VMware's SDDC, or Software Defined Data Center, is enjoying solid adoption by clients. International big-wigs such as Mckesson (MCK), Starbucks (SBUX), Medtronic (MDT), Best Buy (BBY), and China Telecom (CHA) are utilizing NSX – VMware’s network virtualization setup to make their networks more lithe and proficient.
IT administration is a key part of SDDC, and it is developing quickly and picking up market share. VMware has added new cloud administration abilities to its portfolio, permitting IT groups to move at a quicker pace to support their infrastructure needs. According to VMware, the path to SDDC goes through automation and ease of management. Cloud management and automation were important drivers behind license bookings growth of over 40% last year.
The vCloud Hybrid Service was launched in May last year. It was generally available in the U.S. in September and was followed by a beta launch in the U.K. in December. This service was one of the growth-catalysts for VMware as it received positive customer response for this solution. The vCloud Suite and vSphere have been key to VMware’s performance and this should continue going forward.
Acquisitions and other growth strategies
VMware has inked a deal to acquire AirWatch, an enterprise management and security solutions provider. This acquisition would beef up its end user-computing group. This is a significant development and a long-term growth driver, as it will allow VMware to deliver a comprehensive and proven enterprise-class solution for empowering the mobile workforce.
Likewise, the acquisition of Desktone vaulted VMware into the desktop-as-a-service, or DaaS, segment of market. As a result of a rapidly growing partner community and robust pipeline of customers who are migrating their desktop computing needs to cloud, this acquisition will keep the company’s long-term growth story intact.
VMware’s suite of products and solutions enable clients to minimize their IT spends and recurring costs, by moving to cloud environment. Hence, it’s no surprise that VMware is seeing good traction and thee's revenue gowth at a good clip.
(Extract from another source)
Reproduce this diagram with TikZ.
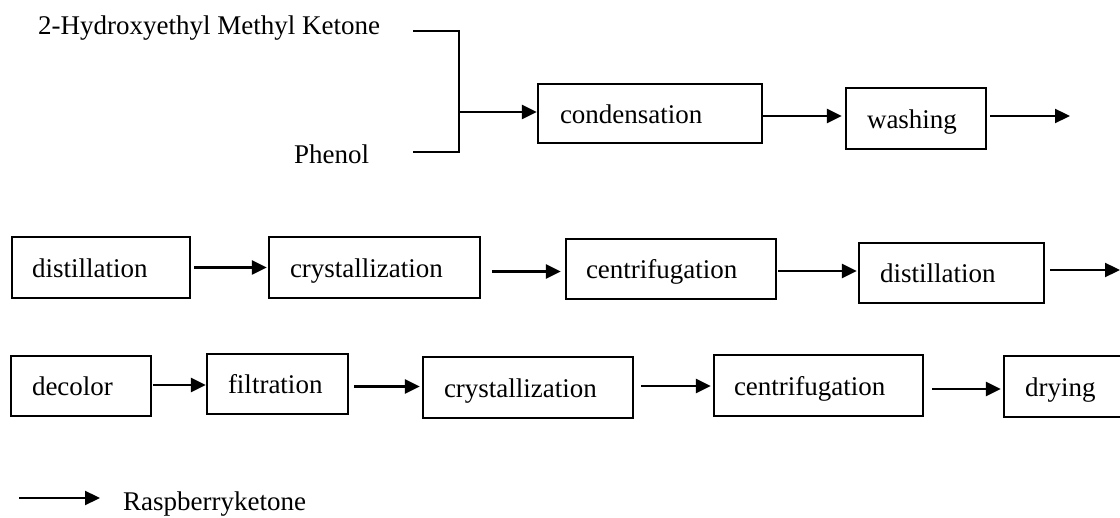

For example, VMware’s total bookings, in the EMEA region, grew in the double-digits during the fourth quarter. Moreover, strengthening of its strategic relationship with customers has triggered good demand for its NSX and vCloud hybrid service, vCloud Suites, management, automation, and EUC products.
VMware’s trailing P/E of 39.5 may look relatively steep. However its forward P/E of 22.42 reflects on profit growth going forward. Moreover, it has reported significant profit and the projection for the future looks truly enticing. The company has enjoyed a good run on the street on the back of rapid adoption of its software defined networks and hybrid cloud solutions. Investors looking to benefit from the growth in cloud and virtualization space should consider beefing up their position in VMware.